The DM particles would indeed be on random/chaotic orbits, unlike visible matter which can shed kinetic energy via EM interaction (collisions). But DM density near a mass concentration would still be higher than far away from anything massive.

Normal stars are in hydrostatic equilibrium, a density where the inward force exerted by gravity and the outward force exerted by the pressure of the hot plasma are balanced. In a dark star the situation would be similar, except the heat would be generated by DM annihilation rather than fusion (the heat from annihilation would keep the star too "puffy" to reach the core pressure and temperature required for fusion.


> Similarly, wouldn’t the particles in the star be on various elliptical trajectories and not collapse?

That's a common misunderstanding. Orbits around many bodies do not work that way, and the particles exchanging momentum so they collide or escape the cloud is normal.


You're forgetting about friction. A diffuse cloud is eventually going to become tighter and tighter as gravity draws it together and the individual orbiting particles within that cloud lose momentum from hitting each other.


Well, they say the DS would also have a decent amount of baryonic matter in it - some diffuse hydrogen and helium. If the pressure from the annihilations pushes the hydrogen and helium outwards, that could create some outward gravity to pull on the dark matter, right? Wait, except the outward gravitational pull inside of a hollow shell is zero because it all cancels.

Would there even be friction though? It sounds like the only interactions these hypothetical particles have is gravity and annihilation.


Yes, no friction for the DM particles. WIMP DM cannot collapse by shedding kinetic energy as heat like visible matter can. Thus the dark matter halos around galaxies. But gravity would still cause there to be a higher average density of DM inside and near the dark star (or indeed a modern-day galaxy) than far away from any massive objects.
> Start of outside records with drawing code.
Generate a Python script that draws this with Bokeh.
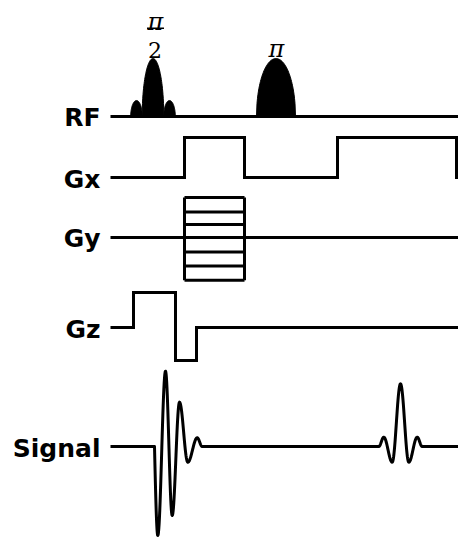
import numpy as np
from bokeh.plotting import figure
from bokeh.models import Range1d
from bokeh.core.properties import value
from bokeh.embed import file_html
from bokeh.resources import INLINE

# ---- diagram data (time axis / amplitude) ----
channel_names = ["RF", "Gx", "Gy", "Gz", "Signal"]
channel_base = [116, 177, 237, 327, 446]       # baseline level of each channel
t_start, t_end = 110, 458                       # time span of the baselines

# RF: sinc excitation (3 lobes) and refocusing pulse
rf_center = [136, 152.5, 169, 275.5]
rf_halfwidth = [5.8, 10.8, 5.8, 19.5]
rf_amp = [16, 58, 16, 58]
flip_center = [155, 276]

# Gx: readout gradient lobes
gx_on = [184, 337]
gx_off = [244, 456]
gx_amp = [40, 40]

# Gy: phase-encode table
gy_on, gy_off = 184, 244
gy_levels = [40, 25.6, 13, 0, -14.4, -28.4, -42.7]

# Gz: slice select + rephaser
gz_on = [133, 175]
gz_off = [175, 196]
gz_amp = [35, -33]

# Signal: FID and echo extrema
fid_t = [154, 157.3, 165, 171.7, 179, 187.3, 196.7, 201.7]
fid_a = [0, -89, 75.3, -69, 44.3, -15.7, 8.7, 0]
echo_t = [378.3, 383.3, 391.7, 400, 408.3, 416.7, 421.7]
echo_a = [0, 9.3, -15.7, 62.7, -15.7, 9.3, 0]

LW = 3
FONT = value("DejaVu Sans")


def smooth(ts, amps, base, sharp_start=False):
    xs, ys = [], []
    for i in range(len(ts) - 1):
        u = np.linspace(0, 1, 24)
        if i == 0 and sharp_start:
            f = np.sin(u * np.pi / 2)
        else:
            f = (1 - np.cos(u * np.pi)) / 2
        xs.extend(ts[i] + (ts[i + 1] - ts[i]) * u)
        ys.extend(base - (amps[i] + (amps[i + 1] - amps[i]) * f))
    return xs, ys


p = figure(width=458, height=538, x_range=Range1d(0, 458), y_range=Range1d(538, 0),
           output_backend="svg", toolbar_location=None, min_border=0,
           x_axis_type=None, y_axis_type=None)
p.grid.visible = False
p.outline_line_color = None
p.background_fill_color = "white"

# channel labels
p.text(x=[100] * 5, y=[b + o for b, o in zip(channel_base, [1, 2, 1, 2, 2])], text=channel_names,
       text_align="right", text_baseline="alphabetic", text_font=FONT,
       text_font_style="bold", text_font_size="25px", text_color="black")

# RF
b = channel_base[0]
p.line([t_start, t_end], [b, b], line_width=LW, color="black")
pxs, pys = [], []
for c, hw, a in zip(rf_center, rf_halfwidth, rf_amp):
    u = np.linspace(-1, 1, 80)
    pxs.append(list(c + hw * u))
    pys.append(list(b - a * np.sqrt(1 - u ** 2)))
p.patches(pxs, pys, fill_color="black", line_color="black", line_width=1)

# flip angle labels
serif = value("DejaVu Serif")
p.text(x=[flip_center[0]], y=[21], text=["π"], text_align="center", text_baseline="alphabetic",
       text_font=serif, text_font_style="italic", text_font_size="24px")
p.line([flip_center[0] - 8.5, flip_center[0] + 8.5], [27.7, 27.7], line_width=1.5, color="black")
p.text(x=[flip_center[0] - 0.5], y=[49.3], text=["2"], text_align="center", text_baseline="alphabetic",
       text_font=serif, text_font_size="22px")
p.text(x=[flip_center[1]], y=[48], text=["π"], text_align="center", text_baseline="alphabetic",
       text_font=serif, text_font_style="italic", text_font_size="24px")

# Gx
b = channel_base[1]
xs, ys = [t_start], [b]
for on, off, a in zip(gx_on, gx_off, gx_amp):
    xs += [on, on, off, off]
    ys += [b, b - a, b - a, b]
xs.append(t_end); ys.append(b)
p.line(xs, ys, line_width=LW, color="black", line_join="miter")

# Gy
b = channel_base[2]
p.line([t_start, t_end], [b, b], line_width=LW, color="black")
p.multi_line([[gy_on, gy_off] for _ in gy_levels], [[b - a, b - a] for a in gy_levels],
             line_width=LW, color="black")
p.multi_line([[gy_on, gy_on], [gy_off, gy_off]],
             [[b - max(gy_levels), b - min(gy_levels)]] * 2, line_width=LW, color="black")

# Gz
b = channel_base[3]
xs, ys = [t_start], [b]
for on, off, a in zip(gz_on, gz_off, gz_amp):
    xs += [on, on, off, off]
    ys += [b, b - a, b - a, b]
xs.append(t_end); ys.append(b)
p.line(xs, ys, line_width=LW, color="black", line_join="miter")

# Signal
b = channel_base[4]
fx, fy = smooth(fid_t, fid_a, b, sharp_start=True)
ex, ey = smooth(echo_t, echo_a, b)
sx = [t_start] + fx + ex + [t_end]
sy = [b] + fy + ey + [b]
p.line(sx, sy, line_width=LW, color="black", line_join="round")

open("out.html", "w").write(file_html(p, INLINE))
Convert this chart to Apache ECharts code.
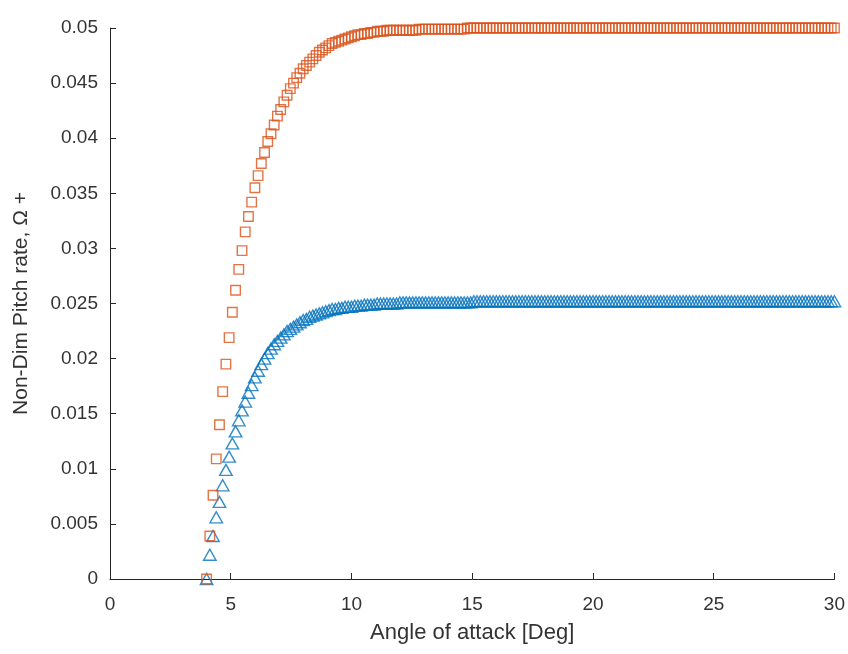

>Yes, no friction for the DM particles

Chandrasekhar dynamical friction?

https://en.wikipedia.org/wiki/Dynamical_friction


> If the pressure from the annihilations pushes the hydrogen and helium outwards, that could create some outward gravity to pull on the dark matter, right?

But it's not on net being pushed outwards. It's in equilibrium. The outward push is on average exactly canceled out by the baryonic matter falling inwards due to friction. If it weren't, then everything would get either denser/sparser until equilibrium were regained. The point is that the forces are working in such a way as to maintain a stable equilibrium, like in normal stars.